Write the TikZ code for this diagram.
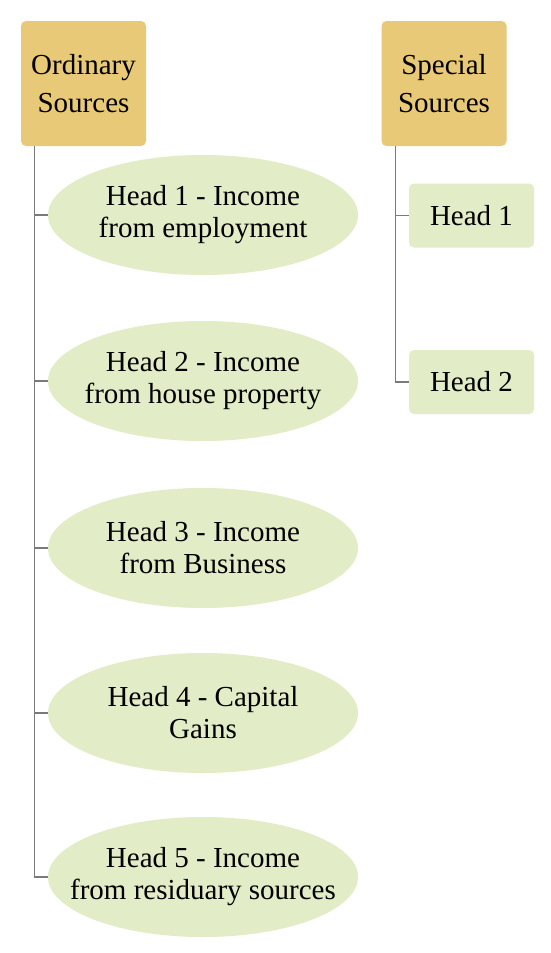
\documentclass[tikz,border=0pt]{standalone}
\usepackage{fontspec}
\setmainfont{LiberationSerif}[Extension=.ttf, UprightFont=*-Regular, BoldFont=*-Bold]
\usetikzlibrary{shapes.geometric}
\definecolor{gold}{HTML}{E8C977}
\definecolor{leaf}{HTML}{E2ECC6}
\definecolor{wire}{HTML}{7A7A7A}
\begin{document}
\begin{tikzpicture}[x=1pt,y=-1pt,
  txt/.style={font=\rmfamily\fontsize{29}{32}\selectfont, align=center, text=black},
  topbox/.style={txt, font=\rmfamily\fontsize{29}{38}\selectfont, fill=gold, rounded corners=5pt, minimum width=125pt, minimum height=125pt, inner sep=0pt},
  leafbox/.style={txt, fill=leaf, rounded corners=5pt, minimum width=125pt, minimum height=64pt, inner sep=0pt},
  leafell/.style={txt, ellipse, fill=leaf, minimum width=310pt, minimum height=120pt, inner xsep=-60pt, inner ysep=-10pt},
  conn/.style={draw=wire, line width=1.3pt}]
\useasboundingbox (0,0) rectangle (550,953);
\fill[white] (0,0) rectangle (550,953);
\node[topbox] (ord) at (83.5,83.5) {Ordinary\\Sources};
\node[topbox] (spe) at (444,83.5) {Special\\Sources};
\node[leafell] (e1) at (203,215) {Head 1 - Income\\from employment};
\node[leafell] (e2) at (203,381) {Head 2 - Income\\from house property};
\node[leafell] (e3) at (203,548) {Head 3 - Income\\from Business};
\node[leafell] (e4) at (203,713) {Head 4 - Capital\\Gains};
\node[leafell] (e5) at (203,877) {Head 5 - Income\\from residuary sources};
\node[leafbox] (s1) at (471.5,215.5) {Head 1};
\node[leafbox] (s2) at (471.5,382) {Head 2};
\coordinate (ta) at ([xshift=14pt]ord.south west);
\coordinate (tb) at ([xshift=14pt]spe.south west);
\draw[conn] (ta) |- (e5.west);
\draw[conn] (ta |- e1.west) -- (e1.west);
\draw[conn] (ta |- e2.west) -- (e2.west);
\draw[conn] (ta |- e3.west) -- (e3.west);
\draw[conn] (ta |- e4.west) -- (e4.west);
\draw[conn] (tb) |- (s2.west);
\draw[conn] (tb |- s1.west) -- (s1.west);
\end{tikzpicture}
\end{document}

___

**TASK DETAILS:** Give an exact reproduction of every line, leaving out any picture.

**COMPLETED TASK:**
Write the TikZ code for this diagram.
\documentclass[tikz,border=0pt]{standalone}
\usepackage{fontspec}
\setmainfont{LiberationSerif}[Extension=.ttf, UprightFont=*-Regular, BoldFont=*-Bold]
\usetikzlibrary{shapes.geometric}
\definecolor{gold}{HTML}{E8C977}
\definecolor{leaf}{HTML}{E2ECC6}
\definecolor{wire}{HTML}{7A7A7A}
\begin{document}
\begin{tikzpicture}[x=1pt,y=-1pt,
  txt/.style={font=\rmfamily\fontsize{29}{32}\selectfont, align=center, text=black},
  topbox/.style={txt, font=\rmfamily\fontsize{29}{38}\selectfont, fill=gold, rounded corners=5pt, minimum width=125pt, minimum height=125pt, inner sep=0pt},
  leafbox/.style={txt, fill=leaf, rounded corners=5pt, minimum width=125pt, minimum height=64pt, inner sep=0pt},
  leafell/.style={txt, ellipse, fill=leaf, minimum width=310pt, minimum height=120pt, inner xsep=-60pt, inner ysep=-10pt},
  conn/.style={draw=wire, line width=1.3pt}]
\useasboundingbox (0,0) rectangle (550,953);
\fill[white] (0,0) rectangle (550,953);
\node[topbox] (ord) at (83.5,83.5) {Ordinary\\Sources};
\node[topbox] (spe) at (444,83.5) {Special\\Sources};
\node[leafell] (e1) at (203,215) {Head 1 - Income\\from employment};
\node[leafell] (e2) at (203,381) {Head 2 - Income\\from house property};
\node[leafell] (e3) at (203,548) {Head 3 - Income\\from Business};
\node[leafell] (e4) at (203,713) {Head 4 - Capital\\Gains};
\node[leafell] (e5) at (203,877) {Head 5 - Income\\from residuary sources};
\node[leafbox] (s1) at (471.5,215.5) {Head 1};
\node[leafbox] (s2) at (471.5,382) {Head 2};
\coordinate (ta) at ([xshift=14pt]ord.south west);
\coordinate (tb) at ([xshift=14pt]spe.south west);
\draw[conn] (ta) |- (e5.west);
\draw[conn] (ta |- e1.west) -- (e1.west);
\draw[conn] (ta |- e2.west) -- (e2.west);
\draw[conn] (ta |- e3.west) -- (e3.west);
\draw[conn] (ta |- e4.west) -- (e4.west);
\draw[conn] (tb) |- (s2.west);
\draw[conn] (tb |- s1.west) -- (s1.west);
\end{tikzpicture}
\end{document}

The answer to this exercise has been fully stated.